その中でも代表的なものの一つが、伊耶那岐命(いざなぎのみこと)・伊耶那美命(いざなみのみこと)という二柱の神様の結婚による国作りの神話です。古事記を読んだことがない人でも、この2柱の神様の名前は耳にしたことがあるのではないでしょうか?
神代(かみよ)の時代、天上の高天原(たかあまはら)から見下ろすと、下界はまだ生まれたばかりで、海の上を、何かどろどろ、ふわふわとした、くらげのようなものが漂っているようなありさまでした。

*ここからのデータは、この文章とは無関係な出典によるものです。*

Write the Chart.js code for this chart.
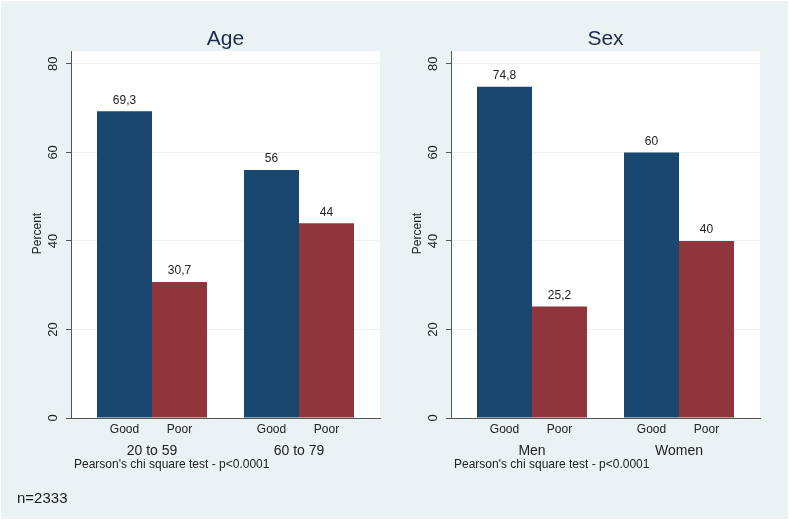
<!DOCTYPE html>
<html lang="en">
<head>
<meta charset="UTF-8" />
<title>Self-rated health by age and sex</title>
<script src="https://cdn.jsdelivr.net/npm/chart.js"></script>
<style>
  body { margin: 0; background: #fff; font-family: 'Liberation Sans', Arial, sans-serif; }
  #frame { position: absolute; left: 1px; top: 1px; width: 787px; height: 518px; background: #eaf2f3; }
  canvas { position: absolute; top: 0; }
  #ageChart { left: 0; }
  #sexChart { left: 395px; }
  #note { position: absolute; left: 17px; top: 490px; font-size: 15px; line-height: 15px; color: #1a1a1a; }
</style>
</head>
<body>
  <div id="frame"></div>
  <canvas id="ageChart" width="395" height="521"></canvas>
  <canvas id="sexChart" width="395" height="521"></canvas>
  <div id="note">n=2333</div>

  <script>
    // data
    const barLabels = ['Good', 'Poor'];
    const ageGroups = ['20 to 59', '60 to 79'];
    const ageGood = [69.3, 56];
    const agePoor = [30.7, 44];
    const sexGroups = ['Men', 'Women'];
    const sexGood = [74.8, 60];
    const sexPoor = [25.2, 40];
    const yTicks = [0, 20, 40, 60, 80];
    const testNote = "Pearson's chi square test - p<0.0001";

    const FONT = '"Liberation Sans", Arial, sans-serif';

    // white plot region + all the Stata-style text
    const panelText = {
      id: 'panelText',
      beforeDraw(chart) {
        const { ctx, chartArea: a } = chart;
        ctx.save();
        ctx.fillStyle = '#fff';
        ctx.fillRect(a.left, a.top, a.right - a.left, a.bottom - a.top);
        ctx.restore();
      },
      afterDraw(chart) {
        const { ctx, chartArea: a, scales: { x, y } } = chart;
        const o = chart.options.plugins.panelText;
        ctx.save();

        // title
        ctx.font = '21px ' + FONT;
        ctx.fillStyle = '#1c2b4a';
        ctx.textAlign = 'center';
        ctx.textBaseline = 'alphabetic';
        ctx.fillText(o.title, (a.left + a.right) / 2, 45);

        // rotated y tick labels
        ctx.fillStyle = '#222';
        ctx.textBaseline = 'middle';
        ctx.font = '13px ' + FONT;
        yTicks.forEach(v => {
          ctx.save();
          ctx.translate(a.left - 18, y.getPixelForValue(v));
          ctx.rotate(-Math.PI / 2);
          ctx.fillText(String(v), 0, 0);
          ctx.restore();
        });

        // axis title
        ctx.save();
        ctx.font = '12px ' + FONT;
        ctx.translate(a.left - 33, (a.top + a.bottom) / 2 - 1);
        ctx.rotate(-Math.PI / 2);
        ctx.fillText('Percent', 0, 0);
        ctx.restore();

        // value labels above bars, bar names below
        chart.data.datasets.forEach((ds, di) => {
          chart.getDatasetMeta(di).data.forEach((bar, i) => {
            ctx.font = '12px ' + FONT;
            ctx.fillText(String(ds.data[i].y).replace('.', ','), bar.x, bar.y - 11);
            ctx.fillText(ds.label, bar.x, a.bottom + 12);
          });
        });

        // group names
        ctx.font = '14px ' + FONT;
        o.groups.forEach((g, i) => ctx.fillText(g, x.getPixelForValue(i), a.bottom + 33));

        // test note
        ctx.font = '12px ' + FONT;
        ctx.textAlign = 'left';
        ctx.fillText(o.test, a.left + 3, a.bottom + 47);

        ctx.restore();
      }
    };

    function makePanel(id, title, groups, good, poor, pad) {
      return new Chart(document.getElementById(id), {
        type: 'bar',
        data: {
          datasets: [
            { label: barLabels[0], data: good.map((v, i) => ({ x: i, y: v })), backgroundColor: '#1a476f', categoryPercentage: 110 / 147, barPercentage: 1 },
            { label: barLabels[1], data: poor.map((v, i) => ({ x: i, y: v })), backgroundColor: '#90353b', categoryPercentage: 110 / 147, barPercentage: 1 }
          ]
        },
        options: {
          responsive: false,
          animation: false,
          layout: { padding: pad },
          plugins: {
            legend: { display: false },
            tooltip: { enabled: false },
            panelText: { title: title, groups: groups, test: testNote }
          },
          scales: {
            x: {
              type: 'linear', min: -0.551, max: 1.551, offset: false,
              afterBuildTicks: s => { s.ticks = groups.map((g, i) => ({ value: i })); },
              ticks: { display: false },
              grid: { display: false },
              border: { color: '#555', width: 1 },
              afterFit: s => { s.height = 103; }
            },
            y: {
              min: 0, max: 82.9,
              ticks: { display: false, stepSize: 20 },
              afterBuildTicks: s => { s.ticks = yTicks.map(v => ({ value: v })); },
              grid: {
                color: c => (c.tick && c.tick.value === 0) ? 'rgba(0,0,0,0)' : '#eaf2f3',
                tickColor: '#555', tickLength: 5, drawTicks: true
              },
              border: { color: '#555', width: 1 },
              afterFit: s => { s.width = 10; }
            }
          }
        },
        plugins: [panelText]
      });
    }

    makePanel('ageChart', 'Age', ageGroups, ageGood, agePoor, { left: 61, right: 15, top: 51, bottom: 0 });
    makePanel('sexChart', 'Sex', sexGroups, sexGood, sexPoor, { left: 46, right: 30, top: 51, bottom: 0 });
  </script>
</body>
</html>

天上の偉い神様たちは、話し合いの末、イザナギ・イザナミという二柱の神様に聖なる矛を授け、あのふわふわどろどろとした下界をしっかりと固めて、国造りをするよう命じました。そこで二人は、高天原から地上へとつながる天浮橋(あめのうきはし)に立ち、聖なる槍の先で、どろどろとした下界をかき混ぜました。それからすうっと矛を引き上げると、その先からぽたぽたと落ちたしずくがみるみる固まって、一つの島ができあがりました。
イザナギとイザナミは、さっそくこの島へ降り立ち、聖なる太柱と寝殿を建て、結婚の儀式を行いました。そうして、二人の間に最初に生まれた子どもが淡路島。その後、四国や九州、本州など、たくさんの島々が生まれ、日本列島ができ上がりました。
島ができると、次にイザナミはそれぞれの島を治める神様を、さらに続けて石や土の神、家の神、風の神、川や海の神、山の神など、たくさんの神様を生んでいくのですが、火の神を生んだことで大やけどを負い、死んでしまったのです。
嘆き悲しんだイザナギは、ある日ついにがまんができなくなって、地の底にある暗く恐ろしい死者の国=黄泉(よみ)の国へ、妻イザナミを迎えに行きます。しかし恐ろしい姿に変わり果てた妻を連れ戻すことはできず、それどころか自分自身も捉えられそうになって、命からがら逃げ帰って来ました。
この話から、人が一度行った死者の国=黄泉から帰って来ることを、「よみがえり」と言うようになった、と言われています。